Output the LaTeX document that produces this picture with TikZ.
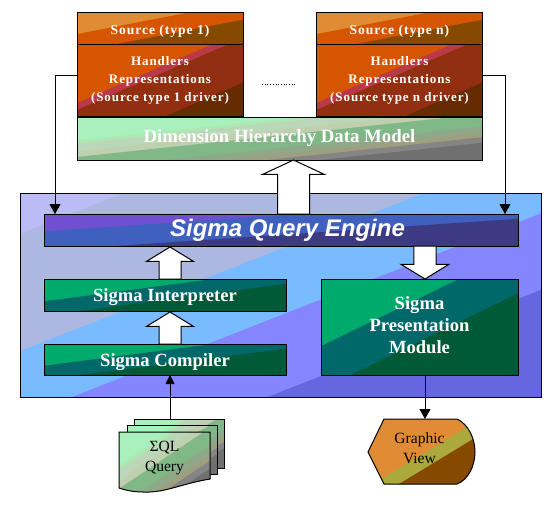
\documentclass[tikz,border=0pt]{standalone}
\usepackage{fontspec}
\setmainfont{Liberation Serif}
\newfontfamily\enginefont{Liberation Sans}
\newfontfamily\srcfont[LetterSpace=7]{Liberation Serif}
\usetikzlibrary{arrows.meta,calc,shapes.arrows}

\definecolor{srca}{RGB}{223,140,52}
\definecolor{srcb}{RGB}{214,85,0}
\definecolor{srcc}{RGB}{133,74,0}
\definecolor{drvb}{RGB}{185,58,70}
\definecolor{drvc}{RGB}{146,47,16}
\definecolor{drvd}{RGB}{102,43,0}
\definecolor{moda}{RGB}{168,240,188}
\definecolor{modb}{RGB}{173,232,178}
\definecolor{modc}{RGB}{186,216,184}
\definecolor{modd}{RGB}{191,207,175}
\definecolor{mode}{RGB}{128,184,136}
\definecolor{modf}{RGB}{143,168,136}
\definecolor{modg}{RGB}{159,159,128}
\definecolor{modh}{RGB}{133,133,133}
\definecolor{modi}{RGB}{112,112,112}
\definecolor{grna}{RGB}{0,170,108}
\definecolor{grnb}{RGB}{0,104,104}
\definecolor{grnc}{RGB}{0,90,56}
\definecolor{enga}{RGB}{112,80,208}
\definecolor{engb}{RGB}{64,96,192}
\definecolor{engc}{RGB}{60,58,130}
\definecolor{frma}{RGB}{187,187,245}
\definecolor{frmb}{RGB}{173,184,225}
\definecolor{frmc}{RGB}{122,186,255}
\definecolor{frmd}{RGB}{133,133,255}
\definecolor{frme}{RGB}{102,102,224}
\definecolor{viewb}{RGB}{171,168,60}

\begin{document}
\begin{tikzpicture}
[
	x=1pt,y=-1pt,
	bands/.style={path picture={
		\coordinate (nw) at (path picture bounding box.north west);
		\coordinate (ne) at (path picture bounding box.north east);
		\coordinate (sw) at (path picture bounding box.south west);
		\coordinate (se) at (path picture bounding box.south east);
		\foreach \c/\col in {#1}
			\fill[\col] ($(nw)!\c!(ne)$) -- ($(nw)!3!(ne)$) -- ($(nw)!3!(se)$) -- ($(nw)!3!(sw)$) -- ($(nw)!\c!(sw)$) -- cycle;
	}},
	box/.style={draw,line width=1pt,inner sep=0pt,outer sep=0pt,align=center,text=white},
	srcband/.style={bands={0/srca,.69/srcb,1.24/srcc}},
	drvband/.style={bands={0/srcb,.82/drvb,.915/drvc,1.535/drvd}},
	modelband/.style={bands={0/moda,.55/modb,.62/modc,.8/modd,.93/mode,1.22/modf,1.375/modg,1.47/modh,1.6/modi}},
	greenband/.style={bands={0/grna,.7/grnb,1.15/grnc}},
	srcbox/.style={box,srcband,minimum width=166pt,minimum height=32pt,text height=15pt,text depth=3pt,font=\srcfont\fontsize{13.6}{18}\selectfont\bfseries},
	drvbox/.style={box,drvband,minimum width=166pt,minimum height=72pt,font=\srcfont\fontsize{13}{18}\selectfont\bfseries},
	modbox/.style={box,greenband,font=\fontsize{18.6}{22}\selectfont\bfseries},
	sheet/.style={draw,line width=1pt,inner sep=0pt,outer sep=0pt,modelband,minimum width=90pt,minimum height=49pt},
	bigarrow/.style={single arrow,draw,fill=white,line width=1pt,inner xsep=0pt,inner ysep=10.5pt,outer sep=0pt,minimum width=46pt,single arrow head extend=12.5pt,single arrow tip angle=117},
	lbl/.style={inner sep=0pt,align=center,font=\fontsize{15.6}{20}\selectfont},
]

	\useasboundingbox (0,0) rectangle (554,506);

	% engine frame
	\node[box,minimum width=521pt,minimum height=204pt,bands={0/frma,.2/frmb,.775/frmc,1.1/frmd,1.475/frme}] (frame) at (280.5,295) {};

	% sources and drivers
	\node[srcbox] (srcone) at (160,28) {Source (type 1)};
	\node[srcbox] (srcn) at (399.5,28) {Source (type n)};
	\node[drvbox] (drvone) at (160,80) {Handlers\\Representations\\(Source type 1 driver)};
	\node[drvbox] (drvn) at (399.5,80) {Handlers\\Representations\\(Source type n driver)};
	\node[box,modelband,minimum width=405pt,minimum height=43pt,font=\fontsize{18.8}{20}\selectfont\bfseries] (model) at (279.5,138.5) {Dimension Hierarchy Data Model};
	\coordinate (dotsl) at (262,84);
	\coordinate (dotsr) at (297,84);
	\draw[dotted,line width=0.7pt] (dotsl) -- (dotsr);

	% block arrow to the data model
	\node[bigarrow,rotate=90,inner ysep=15.5pt,minimum height=54pt,minimum width=61pt,single arrow head extend=15pt,single arrow tip angle=130,anchor=tip] (uparrowc) at ([xshift=14pt]model.south) {};

	% modules
	\node[box,minimum width=474pt,minimum height=32pt,font=\enginefont\fontsize{24}{28}\selectfont\bfseries\itshape,bands={0/enga,.54/engb,1.15/engc}] (engine) at (281,230) {\hspace*{13pt}Sigma Query Engine};
	\node[modbox,minimum width=242pt,minimum height=32pt,text height=17pt,text depth=4pt] (interp) at (165,295) {Sigma Interpreter};
	\node[modbox,minimum width=242pt,minimum height=31pt,text height=17pt,text depth=4pt] (compiler) at (165,359.5) {Sigma Compiler};
	\node[modbox,minimum width=197pt,minimum height=96pt] (present) at (419.5,327) {Sigma\\Presentation\\Module\\[-18pt]};

	% block arrows
	\node[bigarrow,rotate=90,minimum height=32pt,anchor=tail] (uparrowa) at ([xshift=5pt]compiler.north) {};
	\node[bigarrow,rotate=90,minimum height=32pt,anchor=tail] (uparrowb) at ([xshift=5pt]interp.north) {};
	\node[bigarrow,rotate=-90,minimum height=33pt,minimum width=48pt,anchor=tail] (downarrow) at ([xshift=5.5pt]engine.south -| present.north) {};

	% query sheets
	\node[sheet] (sheetc) at (179,443.5) {};
	\node[sheet] (sheetb) at (172,449.5) {};
	\draw[line width=1pt,modelband] (119,432) -- (210,432) -- (210,479) .. controls (180,484) and (165,493) .. (143,492) .. controls (133,492) and (125,490) .. (119,488) -- cycle;
	\node[lbl] (query) at (164.5,458.5) {ΣQL\\Query};

	% graphic view
	\draw[line width=1pt,bands={0/srca,1.05/viewb,1.29/srcc}] (368,452) -- (384,419) -- (457,419) .. controls (468,424) and (475,438) .. (475,452) .. controls (475,466) and (468,480) .. (457,484) -- (384,484) -- cycle;
	\node[lbl] (view) at (419.5,448.5) {Graphic\\View};
	\coordinate (viewtop) at (425,419);

	% connectors
	\draw[line width=1pt,-{Triangle[length=10pt,width=11pt]}] ([yshift=5pt]drvone.west) -| ([xshift=11pt]engine.north west);
	\draw[line width=1pt,-{Triangle[length=10pt,width=11pt]}] ([yshift=5pt]drvn.east) -| ([xshift=-13pt]engine.north east);
	\draw[line width=1pt,-{Triangle[length=9pt,width=9pt]}] ([xshift=36pt]sheetc.north west) -- ([xshift=5pt]compiler.south);
	\draw[line width=1pt,-{Triangle[length=10pt,width=11pt]}] ([xshift=5.5pt]present.south) -- (viewtop);

\end{tikzpicture}
\end{document}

___

[Exercise prompt]
The material above must be printed exactly, with its pictures left out.

[Written solution]
Output the LaTeX document that produces this picture with TikZ.
\documentclass[tikz,border=0pt]{standalone}
\usepackage{fontspec}
\setmainfont{Liberation Serif}
\newfontfamily\enginefont{Liberation Sans}
\newfontfamily\srcfont[LetterSpace=7]{Liberation Serif}
\usetikzlibrary{arrows.meta,calc,shapes.arrows}

\definecolor{srca}{RGB}{223,140,52}
\definecolor{srcb}{RGB}{214,85,0}
\definecolor{srcc}{RGB}{133,74,0}
\definecolor{drvb}{RGB}{185,58,70}
\definecolor{drvc}{RGB}{146,47,16}
\definecolor{drvd}{RGB}{102,43,0}
\definecolor{moda}{RGB}{168,240,188}
\definecolor{modb}{RGB}{173,232,178}
\definecolor{modc}{RGB}{186,216,184}
\definecolor{modd}{RGB}{191,207,175}
\definecolor{mode}{RGB}{128,184,136}
\definecolor{modf}{RGB}{143,168,136}
\definecolor{modg}{RGB}{159,159,128}
\definecolor{modh}{RGB}{133,133,133}
\definecolor{modi}{RGB}{112,112,112}
\definecolor{grna}{RGB}{0,170,108}
\definecolor{grnb}{RGB}{0,104,104}
\definecolor{grnc}{RGB}{0,90,56}
\definecolor{enga}{RGB}{112,80,208}
\definecolor{engb}{RGB}{64,96,192}
\definecolor{engc}{RGB}{60,58,130}
\definecolor{frma}{RGB}{187,187,245}
\definecolor{frmb}{RGB}{173,184,225}
\definecolor{frmc}{RGB}{122,186,255}
\definecolor{frmd}{RGB}{133,133,255}
\definecolor{frme}{RGB}{102,102,224}
\definecolor{viewb}{RGB}{171,168,60}

\begin{document}
\begin{tikzpicture}
[
	x=1pt,y=-1pt,
	bands/.style={path picture={
		\coordinate (nw) at (path picture bounding box.north west);
		\coordinate (ne) at (path picture bounding box.north east);
		\coordinate (sw) at (path picture bounding box.south west);
		\coordinate (se) at (path picture bounding box.south east);
		\foreach \c/\col in {#1}
			\fill[\col] ($(nw)!\c!(ne)$) -- ($(nw)!3!(ne)$) -- ($(nw)!3!(se)$) -- ($(nw)!3!(sw)$) -- ($(nw)!\c!(sw)$) -- cycle;
	}},
	box/.style={draw,line width=1pt,inner sep=0pt,outer sep=0pt,align=center,text=white},
	srcband/.style={bands={0/srca,.69/srcb,1.24/srcc}},
	drvband/.style={bands={0/srcb,.82/drvb,.915/drvc,1.535/drvd}},
	modelband/.style={bands={0/moda,.55/modb,.62/modc,.8/modd,.93/mode,1.22/modf,1.375/modg,1.47/modh,1.6/modi}},
	greenband/.style={bands={0/grna,.7/grnb,1.15/grnc}},
	srcbox/.style={box,srcband,minimum width=166pt,minimum height=32pt,text height=15pt,text depth=3pt,font=\srcfont\fontsize{13.6}{18}\selectfont\bfseries},
	drvbox/.style={box,drvband,minimum width=166pt,minimum height=72pt,font=\srcfont\fontsize{13}{18}\selectfont\bfseries},
	modbox/.style={box,greenband,font=\fontsize{18.6}{22}\selectfont\bfseries},
	sheet/.style={draw,line width=1pt,inner sep=0pt,outer sep=0pt,modelband,minimum width=90pt,minimum height=49pt},
	bigarrow/.style={single arrow,draw,fill=white,line width=1pt,inner xsep=0pt,inner ysep=10.5pt,outer sep=0pt,minimum width=46pt,single arrow head extend=12.5pt,single arrow tip angle=117},
	lbl/.style={inner sep=0pt,align=center,font=\fontsize{15.6}{20}\selectfont},
]

	\useasboundingbox (0,0) rectangle (554,506);

	% engine frame
	\node[box,minimum width=521pt,minimum height=204pt,bands={0/frma,.2/frmb,.775/frmc,1.1/frmd,1.475/frme}] (frame) at (280.5,295) {};

	% sources and drivers
	\node[srcbox] (srcone) at (160,28) {Source (type 1)};
	\node[srcbox] (srcn) at (399.5,28) {Source (type n)};
	\node[drvbox] (drvone) at (160,80) {Handlers\\Representations\\(Source type 1 driver)};
	\node[drvbox] (drvn) at (399.5,80) {Handlers\\Representations\\(Source type n driver)};
	\node[box,modelband,minimum width=405pt,minimum height=43pt,font=\fontsize{18.8}{20}\selectfont\bfseries] (model) at (279.5,138.5) {Dimension Hierarchy Data Model};
	\coordinate (dotsl) at (262,84);
	\coordinate (dotsr) at (297,84);
	\draw[dotted,line width=0.7pt] (dotsl) -- (dotsr);

	% block arrow to the data model
	\node[bigarrow,rotate=90,inner ysep=15.5pt,minimum height=54pt,minimum width=61pt,single arrow head extend=15pt,single arrow tip angle=130,anchor=tip] (uparrowc) at ([xshift=14pt]model.south) {};

	% modules
	\node[box,minimum width=474pt,minimum height=32pt,font=\enginefont\fontsize{24}{28}\selectfont\bfseries\itshape,bands={0/enga,.54/engb,1.15/engc}] (engine) at (281,230) {\hspace*{13pt}Sigma Query Engine};
	\node[modbox,minimum width=242pt,minimum height=32pt,text height=17pt,text depth=4pt] (interp) at (165,295) {Sigma Interpreter};
	\node[modbox,minimum width=242pt,minimum height=31pt,text height=17pt,text depth=4pt] (compiler) at (165,359.5) {Sigma Compiler};
	\node[modbox,minimum width=197pt,minimum height=96pt] (present) at (419.5,327) {Sigma\\Presentation\\Module\\[-18pt]};

	% block arrows
	\node[bigarrow,rotate=90,minimum height=32pt,anchor=tail] (uparrowa) at ([xshift=5pt]compiler.north) {};
	\node[bigarrow,rotate=90,minimum height=32pt,anchor=tail] (uparrowb) at ([xshift=5pt]interp.north) {};
	\node[bigarrow,rotate=-90,minimum height=33pt,minimum width=48pt,anchor=tail] (downarrow) at ([xshift=5.5pt]engine.south -| present.north) {};

	% query sheets
	\node[sheet] (sheetc) at (179,443.5) {};
	\node[sheet] (sheetb) at (172,449.5) {};
	\draw[line width=1pt,modelband] (119,432) -- (210,432) -- (210,479) .. controls (180,484) and (165,493) .. (143,492) .. controls (133,492) and (125,490) .. (119,488) -- cycle;
	\node[lbl] (query) at (164.5,458.5) {ΣQL\\Query};

	% graphic view
	\draw[line width=1pt,bands={0/srca,1.05/viewb,1.29/srcc}] (368,452) -- (384,419) -- (457,419) .. controls (468,424) and (475,438) .. (475,452) .. controls (475,466) and (468,480) .. (457,484) -- (384,484) -- cycle;
	\node[lbl] (view) at (419.5,448.5) {Graphic\\View};
	\coordinate (viewtop) at (425,419);

	% connectors
	\draw[line width=1pt,-{Triangle[length=10pt,width=11pt]}] ([yshift=5pt]drvone.west) -| ([xshift=11pt]engine.north west);
	\draw[line width=1pt,-{Triangle[length=10pt,width=11pt]}] ([yshift=5pt]drvn.east) -| ([xshift=-13pt]engine.north east);
	\draw[line width=1pt,-{Triangle[length=9pt,width=9pt]}] ([xshift=36pt]sheetc.north west) -- ([xshift=5pt]compiler.south);
	\draw[line width=1pt,-{Triangle[length=10pt,width=11pt]}] ([xshift=5.5pt]present.south) -- (viewtop);

\end{tikzpicture}
\end{document}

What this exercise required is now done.